To which the reply was given, "Oh, its meat."
But upon further inspection the "meat" was found to be carrots of some unknown age and state.
"At least I'm not as bad as that," she said as we fought our way to the first shelf of the pantry.
"we'll see," I said. And indeed we did.
We removed 5 large garbage bags of jars, cans, rice, flours, brown sugars and the like from this food time capsule disguised as a pantry. All with expired dates years out. The oldest find in this archeology site was a can of clams from 1991.
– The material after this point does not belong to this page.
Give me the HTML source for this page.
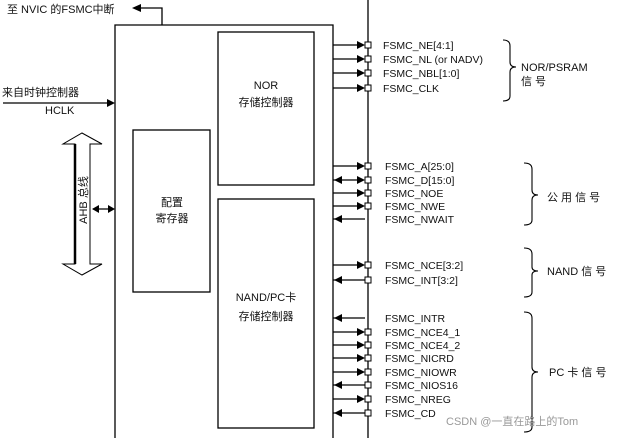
<!DOCTYPE html>
<html><head><meta charset="utf-8">
<style>
html,body{margin:0;padding:0;background:#fff;}
svg{display:block;}
text{font-family:"Liberation Sans","Noto Sans CJK SC",sans-serif;fill:#111;}
</style></head>
<body>
<svg width="621" height="438" viewBox="0 0 621 438" xmlns="http://www.w3.org/2000/svg">
<defs>
<marker id="ah" markerWidth="8" markerHeight="8" refX="7" refY="4" orient="auto" markerUnits="userSpaceOnUse">
<path d="M0,0 L8,4 L0,8 Z" fill="#000"/></marker>
</defs>
<g stroke="#000" stroke-width="1.3" fill="none">
<!-- main box -->
<polyline points="115,438 115,25 333,25 333,438"/>
<!-- interrupt -->
<polyline points="162,25 162,8 140,8"/>
<!-- inner boxes -->
<rect x="218" y="32" width="96" height="153"/>
<rect x="133" y="130" width="77" height="162"/>
<rect x="218" y="199" width="96" height="229"/>
<!-- bus line -->
<line x1="368" y1="0" x2="368" y2="438"/>
<!-- HCLK -->
<line x1="3" y1="103" x2="108" y2="103"/>
<!-- AHB hollow arrow -->
<path d="M75,144 L63,144 L82,133 L102,144 L90,144 L90,264 L102,264 L82,275 L63,264 L75,264 Z" stroke-width="1"/>
<line x1="75" y1="144" x2="75" y2="264" stroke-width="2.5"/>
<line x1="93" y1="209" x2="113" y2="209"/>
</g>
<path d="M132,8 L141,4 L141,12 Z" fill="#000"/>
<path d="M115,103 L107,99 L107,107 Z" fill="#000"/>
<path d="M92,209 L99,205 L99,213 Z" fill="#000"/>
<path d="M115,209 L108,205 L108,213 Z" fill="#000"/>

<text x="7" y="13" font-size="11">至 NVIC 的FSMC中断</text>
<text x="2" y="96" font-size="11">来自时钟控制器</text>
<text x="45" y="114" font-size="11">HCLK</text>
<text transform="translate(87,200) rotate(-90)" font-size="11" text-anchor="middle">AHB 总线</text>
<text x="266" y="89" font-size="11" text-anchor="middle">NOR</text>
<text x="266" y="106" font-size="11" text-anchor="middle">存储控制器</text>
<text x="172" y="206" font-size="11" text-anchor="middle">配置</text>
<text x="172" y="222" font-size="11" text-anchor="middle">寄存器</text>
<text x="266" y="301" font-size="11" text-anchor="middle">NAND/PC卡</text>
<text x="266" y="320" font-size="11" text-anchor="middle">存储控制器</text>

<g id="sig" stroke="#000" stroke-width="1.2">
</g>
<g font-size="10.5">
<text x="383" y="49">FSMC_NE[4:1]</text>
<text x="383" y="63">FSMC_NL (or NADV)</text>
<text x="383" y="77">FSMC_NBL[1:0]</text>
<text x="383" y="92">FSMC_CLK</text>
<text x="385" y="170">FSMC_A[25:0]</text>
<text x="385" y="184">FSMC_D[15:0]</text>
<text x="385" y="197">FSMC_NOE</text>
<text x="385" y="210">FSMC_NWE</text>
<text x="385" y="223">FSMC_NWAIT</text>
<text x="385" y="269">FSMC_NCE[3:2]</text>
<text x="385" y="284">FSMC_INT[3:2]</text>
<text x="385" y="322">FSMC_INTR</text>
<text x="385" y="336">FSMC_NCE4_1</text>
<text x="385" y="349">FSMC_NCE4_2</text>
<text x="385" y="362">FSMC_NICRD</text>
<text x="385" y="376">FSMC_NIOWR</text>
<text x="385" y="389">FSMC_NIOS16</text>
<text x="385" y="403">FSMC_NREG</text>
<text x="385" y="417">FSMC_CD</text>
</g>
<!-- signal rows -->
<g stroke="#000" stroke-width="1.2" fill="#fff">
<!-- out rows: y list -->
<line x1="333" y1="45" x2="360" y2="45"/><line x1="333" y1="59" x2="360" y2="59"/>
<line x1="333" y1="73" x2="360" y2="73"/><line x1="333" y1="88" x2="360" y2="88"/>
<line x1="333" y1="166" x2="360" y2="166"/><line x1="333" y1="180" x2="360" y2="180"/>
<line x1="333" y1="193" x2="360" y2="193"/><line x1="333" y1="206" x2="360" y2="206"/>
<line x1="333" y1="219" x2="365" y2="219"/>
<line x1="333" y1="265" x2="360" y2="265"/><line x1="333" y1="280" x2="365" y2="280"/>
<line x1="333" y1="318" x2="365" y2="318"/>
<line x1="333" y1="332" x2="360" y2="332"/><line x1="333" y1="345" x2="360" y2="345"/>
<line x1="333" y1="358" x2="360" y2="358"/><line x1="333" y1="372" x2="360" y2="372"/>
<line x1="333" y1="385" x2="365" y2="385"/><line x1="333" y1="399" x2="360" y2="399"/>
<line x1="333" y1="413" x2="365" y2="413"/>
<g stroke-width="1">
<rect x="365" y="42" width="6" height="6"/><rect x="365" y="56" width="6" height="6"/>
<rect x="365" y="70" width="6" height="6"/><rect x="365" y="85" width="6" height="6"/>
<rect x="365" y="163" width="6" height="6"/><rect x="365" y="177" width="6" height="6"/>
<rect x="365" y="190" width="6" height="6"/><rect x="365" y="203" width="6" height="6"/>
<rect x="365" y="262" width="6" height="6"/><rect x="365" y="277" width="6" height="6"/>
<rect x="365" y="329" width="6" height="6"/><rect x="365" y="342" width="6" height="6"/>
<rect x="365" y="355" width="6" height="6"/><rect x="365" y="369" width="6" height="6"/>
<rect x="365" y="382" width="6" height="6"/><rect x="365" y="396" width="6" height="6"/>
<rect x="365" y="410" width="6" height="6"/>
</g>
</g>
<g fill="#000">
<!-- right heads at x 365 -->
<path d="M365,45 L357,41 L357,49Z"/><path d="M365,59 L357,55 L357,63Z"/>
<path d="M365,73 L357,69 L357,77Z"/><path d="M365,88 L357,84 L357,92Z"/>
<path d="M365,166 L357,162 L357,170Z"/><path d="M365,180 L357,176 L357,184Z"/>
<path d="M365,193 L357,189 L357,197Z"/><path d="M365,206 L357,202 L357,210Z"/>
<path d="M365,265 L357,261 L357,269Z"/>
<path d="M365,332 L357,328 L357,336Z"/><path d="M365,345 L357,341 L357,349Z"/>
<path d="M365,358 L357,354 L357,362Z"/><path d="M365,372 L357,368 L357,376Z"/>
<path d="M365,399 L357,395 L357,403Z"/>
<!-- left heads at x 334 -->
<path d="M334,180 L342,176 L342,184Z"/><path d="M334,219 L342,215 L342,223Z"/>
<path d="M334,280 L342,276 L342,284Z"/><path d="M334,318 L342,314 L342,322Z"/>
<path d="M334,385 L342,381 L342,389Z"/><path d="M334,413 L342,409 L342,417Z"/>
</g>
<!-- braces -->
<g stroke="#000" stroke-width="1.1" fill="none">
<path d="M503,40 Q510,40 510,46 L510,62 Q510,67 516,67 Q510,67 510,72 L510,96 Q510,101 503,101"/>
<path d="M524,163 Q532,163 532,169 L532,190 Q532,195 538,195 Q532,195 532,200 L532,220 Q532,225 524,225"/>
<path d="M524,248 Q532,248 532,254 L532,267 Q532,271 538,271 Q532,271 532,275 L532,292 Q532,297 524,297"/>
<path d="M524,312 Q532,312 532,318 L532,367 Q532,372 538,372 Q532,372 532,377 L532,427 Q532,432 524,432"/>
</g>
<g font-size="11">
<text x="521" y="71">NOR/PSRAM</text>
<text x="521" y="85">信 号</text>
<text x="547" y="201">公 用 信 号</text>
<text x="547" y="275">NAND 信 号</text>
<text x="549" y="376">PC 卡 信 号</text>
</g>
<text x="446" y="425" font-size="11" style="fill:#999">CSDN @一直在路上的Tom</text>
</svg>
</body></html>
In the midst of this dig, my mother tripped on the edge of one of the bags and fell on her knees. Parchment paper skin and brittle body, bled and swelled and ached. She did not go to the fireworks display with us in town. She had fallen the night before we came and hit her head on a table. Her legs and arms have many marks from this or that, many from limbs that scratch as she mowes (riding lawnmower) the acre property that her one room bedsitter of a house nestles on next to the creek.
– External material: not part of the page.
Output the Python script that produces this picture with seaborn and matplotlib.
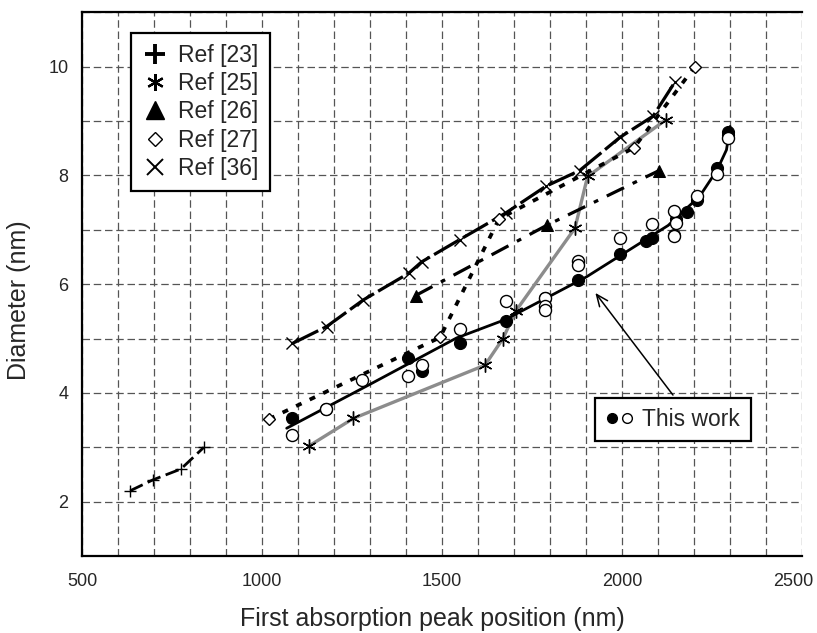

"There are many lives stuffed into this one," I remarked to my wife as we drove down the lane toward my mom's house. "Before the divorce, after the divorce, when my dad re-married, when my mom re-married, when they bought this place in the country as a second house and finally when my step-dad died and my mother moved out here for good." A thousand memories and many forgotten or buried. All a life story on their own and all jammed into the one life that is me.
Through all of this mom has been a constant, if at times a bit off the wall and smothering, at least she was consistent in her idiosyncrasies.
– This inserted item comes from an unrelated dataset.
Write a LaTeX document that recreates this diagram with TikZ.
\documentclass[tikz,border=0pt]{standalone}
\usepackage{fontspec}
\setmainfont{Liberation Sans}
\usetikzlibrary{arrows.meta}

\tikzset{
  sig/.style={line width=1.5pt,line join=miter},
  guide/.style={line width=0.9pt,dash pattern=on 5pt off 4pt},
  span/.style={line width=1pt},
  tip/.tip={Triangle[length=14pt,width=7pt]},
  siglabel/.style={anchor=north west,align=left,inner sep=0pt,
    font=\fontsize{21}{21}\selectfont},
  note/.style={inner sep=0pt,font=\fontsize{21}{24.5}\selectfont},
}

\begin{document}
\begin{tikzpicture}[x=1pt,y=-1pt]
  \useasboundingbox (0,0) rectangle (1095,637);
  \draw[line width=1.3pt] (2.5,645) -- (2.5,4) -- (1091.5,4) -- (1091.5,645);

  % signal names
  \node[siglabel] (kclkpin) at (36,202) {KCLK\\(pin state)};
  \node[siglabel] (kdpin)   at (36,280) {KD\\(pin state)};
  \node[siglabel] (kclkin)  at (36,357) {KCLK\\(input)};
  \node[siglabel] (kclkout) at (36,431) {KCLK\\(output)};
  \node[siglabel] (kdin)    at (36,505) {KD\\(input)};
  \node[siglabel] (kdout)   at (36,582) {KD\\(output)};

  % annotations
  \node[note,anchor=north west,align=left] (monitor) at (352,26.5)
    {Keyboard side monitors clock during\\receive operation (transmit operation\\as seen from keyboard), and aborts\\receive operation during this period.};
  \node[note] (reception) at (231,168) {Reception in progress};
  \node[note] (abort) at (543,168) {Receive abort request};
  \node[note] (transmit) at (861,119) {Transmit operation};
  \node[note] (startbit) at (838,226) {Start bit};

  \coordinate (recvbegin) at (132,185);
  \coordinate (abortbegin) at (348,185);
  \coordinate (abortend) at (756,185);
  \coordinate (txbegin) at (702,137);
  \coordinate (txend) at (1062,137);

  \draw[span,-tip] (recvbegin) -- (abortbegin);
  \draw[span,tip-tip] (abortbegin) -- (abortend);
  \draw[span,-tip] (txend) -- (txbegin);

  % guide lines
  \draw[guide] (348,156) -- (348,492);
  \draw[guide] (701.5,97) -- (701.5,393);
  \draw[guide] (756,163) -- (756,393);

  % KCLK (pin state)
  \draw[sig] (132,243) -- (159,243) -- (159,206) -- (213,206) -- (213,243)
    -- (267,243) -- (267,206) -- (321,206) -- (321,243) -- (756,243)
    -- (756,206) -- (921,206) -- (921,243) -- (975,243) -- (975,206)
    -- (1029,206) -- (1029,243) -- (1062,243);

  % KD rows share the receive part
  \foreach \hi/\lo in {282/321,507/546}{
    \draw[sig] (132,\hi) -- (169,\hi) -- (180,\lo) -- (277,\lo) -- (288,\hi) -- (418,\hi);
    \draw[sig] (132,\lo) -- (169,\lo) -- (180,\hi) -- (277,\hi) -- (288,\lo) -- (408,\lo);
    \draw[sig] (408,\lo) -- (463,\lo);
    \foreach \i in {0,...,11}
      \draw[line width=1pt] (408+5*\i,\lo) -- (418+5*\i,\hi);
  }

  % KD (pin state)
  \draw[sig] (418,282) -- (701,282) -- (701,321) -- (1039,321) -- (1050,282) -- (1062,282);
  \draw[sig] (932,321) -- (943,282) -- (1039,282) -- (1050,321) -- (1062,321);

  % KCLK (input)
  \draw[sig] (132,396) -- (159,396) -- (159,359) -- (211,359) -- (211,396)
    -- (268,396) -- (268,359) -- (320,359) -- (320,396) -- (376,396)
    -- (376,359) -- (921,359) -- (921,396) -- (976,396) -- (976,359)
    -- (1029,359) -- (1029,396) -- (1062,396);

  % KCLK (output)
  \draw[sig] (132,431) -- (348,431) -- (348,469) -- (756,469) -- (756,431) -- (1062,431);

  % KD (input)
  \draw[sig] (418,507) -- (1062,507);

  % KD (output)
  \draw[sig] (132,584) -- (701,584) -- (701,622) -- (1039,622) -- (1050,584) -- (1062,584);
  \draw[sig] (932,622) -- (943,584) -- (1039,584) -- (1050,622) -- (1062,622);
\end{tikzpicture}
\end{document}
But this trip I saw the next chapter. I saw her unsteadiness and her sadness as she threw out the baking materials that she had not used for quite some time. She still loves to cook, mind you, but it hurts now to stand in the kitchen for any length of time. I saw her embarrassment as she threw out things bought with memories of husband and family close by made excess by her life of living alone.
I do not know how many years are left. It may be one or twenty or something in between but a page has turned and the book must be steadied on my arm.
3 comments:
I feel for you and your mom. Getting old and watching our parents get old is not for the faint of heart. Hang in there.
Hard times. A dear friend just called in hospice care for her mom. My mom is doing well, but my dad is in assisted living now . . . I'm rebelling against this phase of life right now . . .
Thank you both for your kind thoughts. My grandmother was in assisted living before she died. I hope for better for my mom but often we have so little to say about such matters. Not for the faint of heart, indeed.